I haven't derived an explicit coordinate transformation to take the above metric to the known spatially flat FRW form, but it should be straightforward to do so.

the Milne metric

$M = 0$ in this case is not the same as the Milne metric. The Milne metric is a vacuum solution (since it's just Minkowski spacetime in unusual coordinates); the above metric with $M = 0$ is not.

 

[PAllen]

See my edit above, I figured out the issue with M=0 for the Milne case.

 

[PeterDonis]

Later, they give a formula for hyperbolic cosmologies, and it, indeed, has the right properties in the Milne limit

The metric for the open case is given earlier in the paper; for $M > 0$ it is quite messy, but the $M = 0$ case is (using the spacelike signature convention I've been using instead of the timelike one used in the paper):

$$
ds^2 = - \frac{1 - H^2 r^2 + \frac{r^2}{R^2}}{1 + \frac{r^2}{R^2}} dt^2 - \frac{2 H r}{1 + \frac{r^2}{R^2}} dt dr + \frac{dr^2}{1 + \frac{r^2}{R^2}} + r^2 d\Omega^2
$$

where $R(t)$, as far as I can tell, is comoving distance.

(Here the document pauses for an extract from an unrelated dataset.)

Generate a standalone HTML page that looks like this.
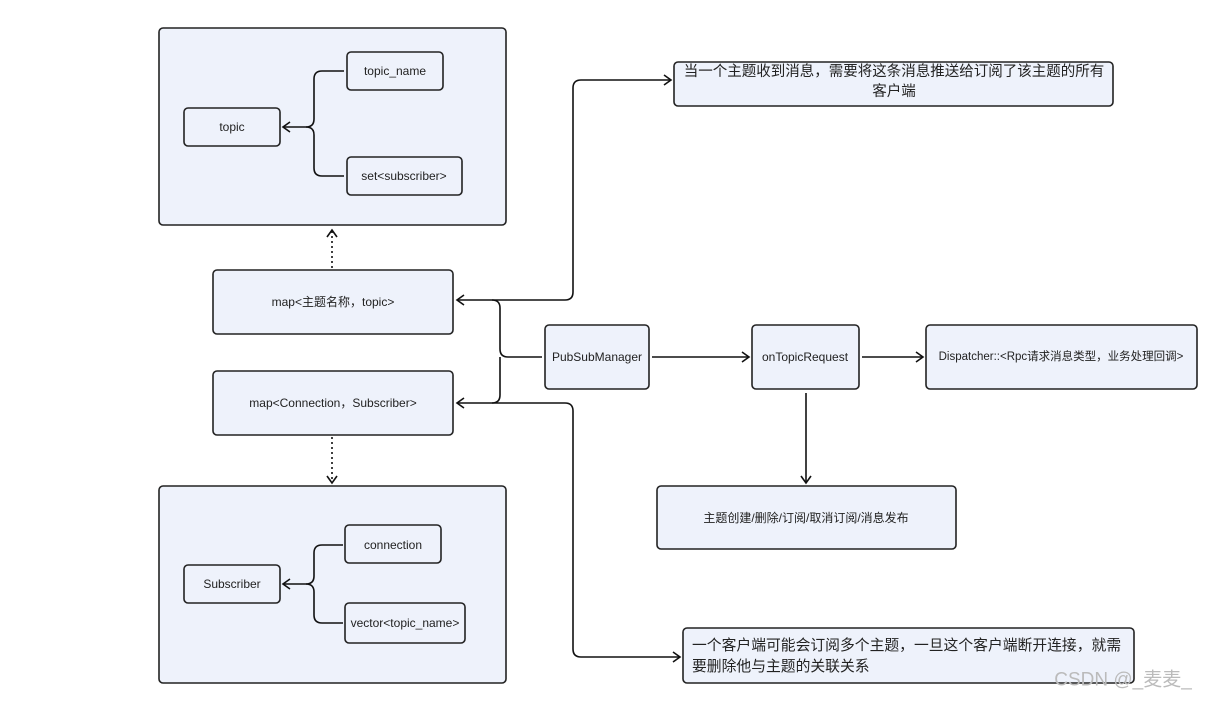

Plugging this metric into Maxima gives a nonzero Einstein tensor, so I don't think this metric is the Milne metric either.

 

[PAllen]

No, R(t) is the scale factor, for which most authors use a(t). See equations (1) and (2) and the surrounding discussion. So the Milne case has H(t) = 1/t, and R(t) =t, for t as cosmological time.

 

[PeterDonis]

R(t) is the scale factor

It's the "physical" scale factor--it has units of distance, at least as this paper is defining it. That's why I used the term "comoving distance", although I realize now that that term is also used to denote a "distance" with the scale factor taken out, so it was a bad choice of words on my part.

the Milne case has H(t) = 1/t, and R(t) =t, for t as cosmological time

Ah, yes, that's right, this is the edge case where all the terms in the Einstein tensor cancel.